Fawcett laid out several key considerations for future solutions, from unlimited demand for bandwidth to embedded security, simplicity to operate – “bear in mind the reality of where this equipment is being deployed” – scalability and interoperability.

He noted that General Dynamics, for example, has made security a design feature from the beginning rather than an add-on, and now uses open standards and commercial technologies and commonality where possible to ensure solutions will work in the joint environment. “The term we are starting to use is graceful evolution,” he said. “There will never be a wholesale swap out of C4ISR equipment, it will be gracefully evolved.”

But the complexity of integrating C4ISR systems means industry “needs to work together with the military to solve these problems,” he said, pointing in particular to the current challenges around training. “Training for the army has become very difficult and complicated. There are a lot of systems [to integrate] and not a lot of money to do that. It is up to industry to help solve that, too.”

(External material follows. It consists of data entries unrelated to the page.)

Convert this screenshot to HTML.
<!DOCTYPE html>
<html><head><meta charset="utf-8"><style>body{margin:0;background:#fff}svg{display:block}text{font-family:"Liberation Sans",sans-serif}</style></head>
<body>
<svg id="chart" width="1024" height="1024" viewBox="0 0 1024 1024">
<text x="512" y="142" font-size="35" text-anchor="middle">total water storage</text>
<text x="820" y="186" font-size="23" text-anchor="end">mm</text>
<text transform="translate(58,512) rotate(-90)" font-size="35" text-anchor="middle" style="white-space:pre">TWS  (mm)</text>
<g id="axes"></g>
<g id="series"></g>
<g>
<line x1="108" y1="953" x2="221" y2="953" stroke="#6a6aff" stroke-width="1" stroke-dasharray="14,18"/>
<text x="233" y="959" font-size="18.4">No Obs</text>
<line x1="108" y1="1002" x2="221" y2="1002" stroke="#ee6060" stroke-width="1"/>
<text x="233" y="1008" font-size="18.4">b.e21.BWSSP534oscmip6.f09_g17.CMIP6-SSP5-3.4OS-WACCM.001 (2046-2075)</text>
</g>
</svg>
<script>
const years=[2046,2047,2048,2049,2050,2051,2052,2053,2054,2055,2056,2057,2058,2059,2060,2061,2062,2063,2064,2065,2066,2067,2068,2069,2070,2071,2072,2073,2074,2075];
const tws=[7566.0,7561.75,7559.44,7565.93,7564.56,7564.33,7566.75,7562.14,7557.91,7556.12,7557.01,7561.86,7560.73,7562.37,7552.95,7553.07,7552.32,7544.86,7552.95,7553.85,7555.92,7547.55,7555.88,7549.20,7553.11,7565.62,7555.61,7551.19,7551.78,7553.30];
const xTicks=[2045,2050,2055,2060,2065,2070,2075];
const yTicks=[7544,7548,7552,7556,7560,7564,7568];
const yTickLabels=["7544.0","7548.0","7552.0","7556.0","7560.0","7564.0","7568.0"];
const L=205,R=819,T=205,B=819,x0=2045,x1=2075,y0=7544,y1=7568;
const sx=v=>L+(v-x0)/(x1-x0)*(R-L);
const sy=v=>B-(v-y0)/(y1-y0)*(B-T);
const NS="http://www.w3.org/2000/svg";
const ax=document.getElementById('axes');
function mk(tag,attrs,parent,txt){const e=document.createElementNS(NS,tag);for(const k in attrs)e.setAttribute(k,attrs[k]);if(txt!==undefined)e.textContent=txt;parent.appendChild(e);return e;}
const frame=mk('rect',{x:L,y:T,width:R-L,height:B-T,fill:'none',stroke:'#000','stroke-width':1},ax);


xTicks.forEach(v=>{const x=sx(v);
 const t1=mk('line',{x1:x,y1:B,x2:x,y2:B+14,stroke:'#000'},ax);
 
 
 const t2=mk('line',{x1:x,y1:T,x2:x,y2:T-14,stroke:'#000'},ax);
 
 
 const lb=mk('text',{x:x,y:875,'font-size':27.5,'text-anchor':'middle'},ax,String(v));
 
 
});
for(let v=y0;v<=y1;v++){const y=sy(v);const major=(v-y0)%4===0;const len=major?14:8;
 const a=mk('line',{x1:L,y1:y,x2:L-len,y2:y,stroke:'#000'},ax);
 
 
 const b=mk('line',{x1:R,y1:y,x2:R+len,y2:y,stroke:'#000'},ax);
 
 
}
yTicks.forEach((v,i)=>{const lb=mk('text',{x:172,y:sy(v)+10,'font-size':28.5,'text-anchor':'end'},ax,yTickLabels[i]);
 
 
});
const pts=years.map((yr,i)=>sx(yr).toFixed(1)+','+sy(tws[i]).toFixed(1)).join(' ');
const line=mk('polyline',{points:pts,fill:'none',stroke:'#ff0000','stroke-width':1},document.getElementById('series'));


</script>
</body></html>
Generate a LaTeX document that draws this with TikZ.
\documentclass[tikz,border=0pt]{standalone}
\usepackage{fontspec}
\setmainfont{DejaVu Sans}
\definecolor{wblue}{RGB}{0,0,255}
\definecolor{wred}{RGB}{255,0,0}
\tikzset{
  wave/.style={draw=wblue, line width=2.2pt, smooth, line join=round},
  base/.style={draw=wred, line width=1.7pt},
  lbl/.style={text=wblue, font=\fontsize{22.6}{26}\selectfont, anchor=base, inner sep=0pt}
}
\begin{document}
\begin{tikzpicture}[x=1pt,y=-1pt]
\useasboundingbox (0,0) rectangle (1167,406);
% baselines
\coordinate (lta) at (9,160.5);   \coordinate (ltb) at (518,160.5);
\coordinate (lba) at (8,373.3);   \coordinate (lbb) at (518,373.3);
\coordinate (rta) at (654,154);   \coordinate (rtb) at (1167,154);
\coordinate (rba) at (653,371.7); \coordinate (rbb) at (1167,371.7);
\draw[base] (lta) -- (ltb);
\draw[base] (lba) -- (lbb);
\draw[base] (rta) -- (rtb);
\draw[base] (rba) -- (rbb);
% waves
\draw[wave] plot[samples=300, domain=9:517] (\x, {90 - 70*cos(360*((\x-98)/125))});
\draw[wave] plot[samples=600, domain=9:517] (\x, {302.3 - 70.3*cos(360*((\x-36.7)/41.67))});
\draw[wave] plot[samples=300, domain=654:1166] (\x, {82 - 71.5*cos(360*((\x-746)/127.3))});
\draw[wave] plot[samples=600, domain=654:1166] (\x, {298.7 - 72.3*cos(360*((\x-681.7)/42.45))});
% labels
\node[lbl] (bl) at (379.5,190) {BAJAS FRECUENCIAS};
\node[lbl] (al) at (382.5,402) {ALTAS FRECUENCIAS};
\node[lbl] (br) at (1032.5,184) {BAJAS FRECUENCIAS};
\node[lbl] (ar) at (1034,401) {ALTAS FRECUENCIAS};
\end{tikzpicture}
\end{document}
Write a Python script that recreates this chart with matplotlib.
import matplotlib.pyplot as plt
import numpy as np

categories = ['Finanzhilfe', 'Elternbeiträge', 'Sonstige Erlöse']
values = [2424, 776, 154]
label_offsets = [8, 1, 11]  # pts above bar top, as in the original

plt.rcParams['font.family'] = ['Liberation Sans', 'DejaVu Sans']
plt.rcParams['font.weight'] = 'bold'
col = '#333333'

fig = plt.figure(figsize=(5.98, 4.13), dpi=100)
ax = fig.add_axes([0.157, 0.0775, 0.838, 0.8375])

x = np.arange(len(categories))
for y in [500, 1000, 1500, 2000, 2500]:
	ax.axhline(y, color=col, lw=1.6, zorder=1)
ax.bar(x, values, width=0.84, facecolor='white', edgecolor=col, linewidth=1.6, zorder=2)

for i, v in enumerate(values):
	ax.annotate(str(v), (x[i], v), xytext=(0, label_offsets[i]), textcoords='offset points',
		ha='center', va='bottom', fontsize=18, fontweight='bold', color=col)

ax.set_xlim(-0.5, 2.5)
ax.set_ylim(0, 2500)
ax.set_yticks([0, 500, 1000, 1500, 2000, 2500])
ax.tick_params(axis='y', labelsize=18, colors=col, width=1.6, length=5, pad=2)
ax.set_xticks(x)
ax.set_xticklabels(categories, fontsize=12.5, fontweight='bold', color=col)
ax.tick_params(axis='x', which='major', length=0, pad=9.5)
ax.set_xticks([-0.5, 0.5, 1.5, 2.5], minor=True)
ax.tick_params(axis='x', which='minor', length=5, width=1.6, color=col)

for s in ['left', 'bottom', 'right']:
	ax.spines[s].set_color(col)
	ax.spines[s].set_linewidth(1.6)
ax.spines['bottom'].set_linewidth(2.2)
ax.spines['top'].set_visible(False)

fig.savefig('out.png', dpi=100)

Commander (retired) Walter Nolan, who served 34 years in the Royal Canada Navy before joining Lockheed Martin Canada, also stressed the importance of collaboration between the military and industry.

“As a team, we have to make others understand what the issues are and work together to resolve them,” he said in a presentation that described several key challenges, including interoperability and the critical importance of intelligence.

Information sharing is vital as the navy continues to advance its ability to support operations ashore from contested. “C4ISR permeates up and down through all aspects of air-land-sea operations. [It] is about taking individual data points and finding a way to make them all link, to make them all tell a story, and separate the garbage from what is really important to the end user.

“In the last four years I have really come to understand how intelligence is the cornerstone to all of this,” he said. “I have looked at the kinds of [intelligence] tools we use in the army, navy, air force – they are not that dissimilar but they are not very interoperable. We have got to figure out a way to make those systems more interoperable so the information sharing happens more quickly and with more trust. Trust is the big issue that will permeate horizontally through those vertical issues we are dealing with.”

Nolan said that although great strides have been made in recent years to improve the data link between the services, timely movement of information still remains a challenge and the air force and navy lack “a good method of quickly and accurately determining where our ground forces are so they can be readily seen by our sailors at sea and air crews coming in to drop ordinance.

“How do we ensure we have trust in that information such that our army brethren are happy to have ordinance come in close to where they are working? Or that a commander at sea has confidence in to hit the fire button?” he asked. “Ground truth is critical…direct and indirect fires are so much more complicated than they ever were in the past.”

He also noted that the introduction of more unmanned systems is creating new issues around not just accessing and sharing data from the sensors, but also assigning and sharing the platforms themselves as different headquarters compete for their availability.

“All services need to work with industry to figure out how best to solve these issues,” he said. “I firmly believe that only those countries that have the ability to manage the battle space will be given lead roles, and Canada has aspirations to take lead roles. If we don’t understand the battle space and can’t manage [the data], we won’t be given a position of authority. That requires more agile C4ISR management and better training.”